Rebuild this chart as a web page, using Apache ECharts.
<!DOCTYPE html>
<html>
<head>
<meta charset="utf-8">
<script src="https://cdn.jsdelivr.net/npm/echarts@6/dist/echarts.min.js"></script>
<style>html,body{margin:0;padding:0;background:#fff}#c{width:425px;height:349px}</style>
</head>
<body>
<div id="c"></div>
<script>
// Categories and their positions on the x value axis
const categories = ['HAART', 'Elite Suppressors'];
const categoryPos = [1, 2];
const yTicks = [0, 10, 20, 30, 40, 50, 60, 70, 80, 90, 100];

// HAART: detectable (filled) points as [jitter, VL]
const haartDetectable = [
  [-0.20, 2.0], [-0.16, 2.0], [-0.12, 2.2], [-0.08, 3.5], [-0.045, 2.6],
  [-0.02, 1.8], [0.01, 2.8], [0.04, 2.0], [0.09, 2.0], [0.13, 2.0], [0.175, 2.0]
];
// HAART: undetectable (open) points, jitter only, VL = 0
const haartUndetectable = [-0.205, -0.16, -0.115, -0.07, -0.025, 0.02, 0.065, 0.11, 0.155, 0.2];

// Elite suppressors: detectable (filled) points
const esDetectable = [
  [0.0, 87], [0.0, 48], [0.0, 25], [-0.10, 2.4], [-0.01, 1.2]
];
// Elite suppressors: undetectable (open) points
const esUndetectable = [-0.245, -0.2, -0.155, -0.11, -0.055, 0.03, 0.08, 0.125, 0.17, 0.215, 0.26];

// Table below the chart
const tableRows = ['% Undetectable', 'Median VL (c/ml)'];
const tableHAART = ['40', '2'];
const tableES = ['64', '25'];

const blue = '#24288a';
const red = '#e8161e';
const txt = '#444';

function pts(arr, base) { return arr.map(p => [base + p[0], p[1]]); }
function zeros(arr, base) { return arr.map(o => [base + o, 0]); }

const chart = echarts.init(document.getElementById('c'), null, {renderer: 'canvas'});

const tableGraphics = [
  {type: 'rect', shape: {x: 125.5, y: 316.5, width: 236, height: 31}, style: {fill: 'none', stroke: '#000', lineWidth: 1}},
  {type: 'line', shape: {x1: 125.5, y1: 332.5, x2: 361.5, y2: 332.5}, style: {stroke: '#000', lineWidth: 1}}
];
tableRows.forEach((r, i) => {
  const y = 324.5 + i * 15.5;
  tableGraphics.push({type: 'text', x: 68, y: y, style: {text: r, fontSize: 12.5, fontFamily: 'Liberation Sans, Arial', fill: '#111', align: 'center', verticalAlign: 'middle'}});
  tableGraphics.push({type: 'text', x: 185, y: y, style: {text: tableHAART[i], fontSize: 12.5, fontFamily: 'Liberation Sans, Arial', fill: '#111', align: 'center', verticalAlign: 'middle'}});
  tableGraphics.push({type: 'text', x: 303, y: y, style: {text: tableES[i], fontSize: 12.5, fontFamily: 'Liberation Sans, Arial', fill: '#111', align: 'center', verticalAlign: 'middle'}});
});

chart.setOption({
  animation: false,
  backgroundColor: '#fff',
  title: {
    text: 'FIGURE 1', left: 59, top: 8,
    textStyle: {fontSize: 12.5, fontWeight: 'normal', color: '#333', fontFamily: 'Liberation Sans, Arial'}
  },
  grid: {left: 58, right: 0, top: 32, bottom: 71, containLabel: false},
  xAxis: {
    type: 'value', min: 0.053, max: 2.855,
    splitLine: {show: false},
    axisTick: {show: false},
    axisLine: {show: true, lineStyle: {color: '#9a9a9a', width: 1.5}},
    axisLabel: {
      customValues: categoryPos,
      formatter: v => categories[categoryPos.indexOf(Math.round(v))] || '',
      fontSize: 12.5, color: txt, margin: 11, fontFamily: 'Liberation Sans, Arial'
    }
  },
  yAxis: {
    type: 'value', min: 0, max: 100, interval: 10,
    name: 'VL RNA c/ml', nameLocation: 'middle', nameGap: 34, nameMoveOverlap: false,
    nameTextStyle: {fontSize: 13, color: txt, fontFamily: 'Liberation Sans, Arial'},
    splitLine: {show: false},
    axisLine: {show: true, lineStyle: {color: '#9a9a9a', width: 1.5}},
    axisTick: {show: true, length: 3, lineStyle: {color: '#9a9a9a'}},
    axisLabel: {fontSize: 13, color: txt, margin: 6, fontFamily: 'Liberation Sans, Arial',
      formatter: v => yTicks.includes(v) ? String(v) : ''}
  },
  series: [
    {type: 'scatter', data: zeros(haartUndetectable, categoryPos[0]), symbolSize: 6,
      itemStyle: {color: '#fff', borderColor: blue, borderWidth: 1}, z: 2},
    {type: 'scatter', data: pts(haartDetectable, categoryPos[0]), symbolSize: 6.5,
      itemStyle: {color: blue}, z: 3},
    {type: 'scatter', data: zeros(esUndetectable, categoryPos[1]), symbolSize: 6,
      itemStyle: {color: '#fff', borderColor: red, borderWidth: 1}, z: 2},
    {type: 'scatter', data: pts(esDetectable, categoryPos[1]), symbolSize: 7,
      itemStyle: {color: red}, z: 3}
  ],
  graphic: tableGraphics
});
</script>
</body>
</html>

*Written task*: Repeat exactly, please, each line from the beginning of the data through the line with "0.11, 0.155, 0.2];" in it, and only those lines.

*Completed exercise*:
Rebuild this chart as a web page, using Apache ECharts.
<!DOCTYPE html>
<html>
<head>
<meta charset="utf-8">
<script src="https://cdn.jsdelivr.net/npm/echarts@6/dist/echarts.min.js"></script>
<style>html,body{margin:0;padding:0;background:#fff}#c{width:425px;height:349px}</style>
</head>
<body>
<div id="c"></div>
<script>
// Categories and their positions on the x value axis
const categories = ['HAART', 'Elite Suppressors'];
const categoryPos = [1, 2];
const yTicks = [0, 10, 20, 30, 40, 50, 60, 70, 80, 90, 100];

// HAART: detectable (filled) points as [jitter, VL]
const haartDetectable = [
  [-0.20, 2.0], [-0.16, 2.0], [-0.12, 2.2], [-0.08, 3.5], [-0.045, 2.6],
  [-0.02, 1.8], [0.01, 2.8], [0.04, 2.0], [0.09, 2.0], [0.13, 2.0], [0.175, 2.0]
];
// HAART: undetectable (open) points, jitter only, VL = 0
const haartUndetectable = [-0.205, -0.16, -0.115, -0.07, -0.025, 0.02, 0.065, 0.11, 0.155, 0.2];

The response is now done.